The incidents chiefly involved damage to property by Hindu extremists, but dozens of people have been injured both in the attacks and in clashes with police when protesters demonstrated against the violence. R. Sri Kumar, director general of the Karnataka state police, said 40 people have been arrested so far in connection with the attacks.

Christians, who make up roughly 2% of India’s 1.1 billion population, have periodically been the targets of violence by Hindu-extremist groups who oppose Christian missionaries and the conversion of Hindus. Christianity has proven popular among those on the lowest rungs of Hinduism’s caste hierarchy, in part because Christian groups often offer education and health care.

Christians and churches also have been targeted in Kerala in southern India, Madhya Pradesh in central India and Uttar Pradesh in the north.

The incidents follow attacks on Christians in the eastern state of Orissa starting last month that have left about 25 dead. The Orissa attacks were sparked after a Hindu-fundamentalist leader, Swami Laxmanananda Saraswati, was found dead in a temple. Orissa police have said they suspect Maoist rebels for the deaths, but Hindu-extremist groups blame Christian missionaries.

The violence has taken on a political tinge as India prepares for national elections that must be held before May.

The opposition Hindu nationalist Bharatiya Janata Party is viewed as ideologically aligned with the extremist Hindu groups, such as the Bajrang Dal, that minority groups and some other parties blame for stoking the violence. The BJP is part of the governing alliance in Orissa and came to power in Karnataka earlier this year.

The BJP and the Congress Party are India’s two main national parties. The current government is a Congress-led coalition. With inflation high and economic growth slowing, the election is expected to be close despite strong growth during the four years of the current government’s term. Neither party is likely to win an outright majority in the vote, forcing the winner to build a ruling coalition with smaller parties.

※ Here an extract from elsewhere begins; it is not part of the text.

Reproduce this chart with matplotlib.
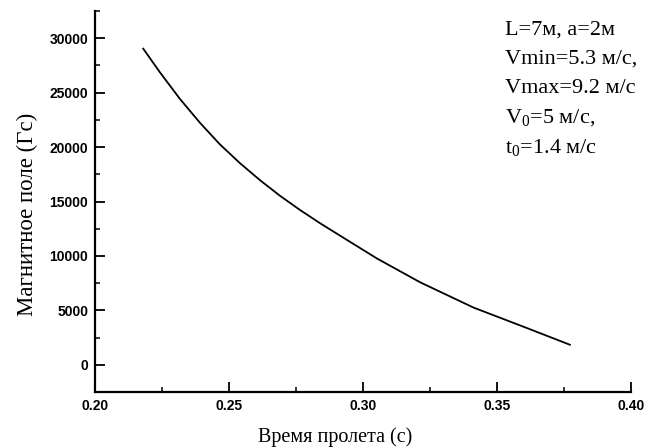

“The BJP has always fallen back on a strategy that polarizes people on communal lines to get what they imagine will be electoral gains,” said Jayanti Natarajan, a Congress spokeswoman.

Kalyan Singh, BJP national vice president, said the party doesn’t believe in sectarian agitation. “We condemn the violence in Orissa, but the main and deep root is the mass conversions by the Christian missionaries,” which the BJP opposes, he said.

Bajrang Dal is a militant youth wing of the Vishva Hindu Parishad, a Hindu-nationalist organization. Prakash Sharma, Bajrang Dal’s national head, said in an interview that the death of Mr. Saraswati in Orissa was “under the inspiration of the Christian missionaries and converts.” He said that as a result, “people all over India are responding spontaneously against them.” Asked if he could cite evidence of Christian culpability for the death, he failed to do so.

He denied any involvement of Bajrang Dal in the riots against Christians in Orissa and Karnataka. A spokesman for Vishva Hindu Parishad said the “spontaneous reaction by the people against Christian conversions” is now happening across several states.

Bajrang Dal was formed in 1984 as a private army for political and religious leaders pushing to build a Hindu temple at a controversial site in Uttar Pradesh. The effort culminated in the 1992 demolition of a 16th-century mosque that Hindu nationalists believed encroached on the birthplace of one of their gods. Bajrang Dal has more than 500,000 active members throughout India.

Christian officials said that in the charged pre-election atmosphere, they expect the number of attacks to escalate. “There seems to be a method in the madness in the way these militant organizations are working,” said Adolf Washington, a spokesman for the Catholic Archdiocese of Bangalore.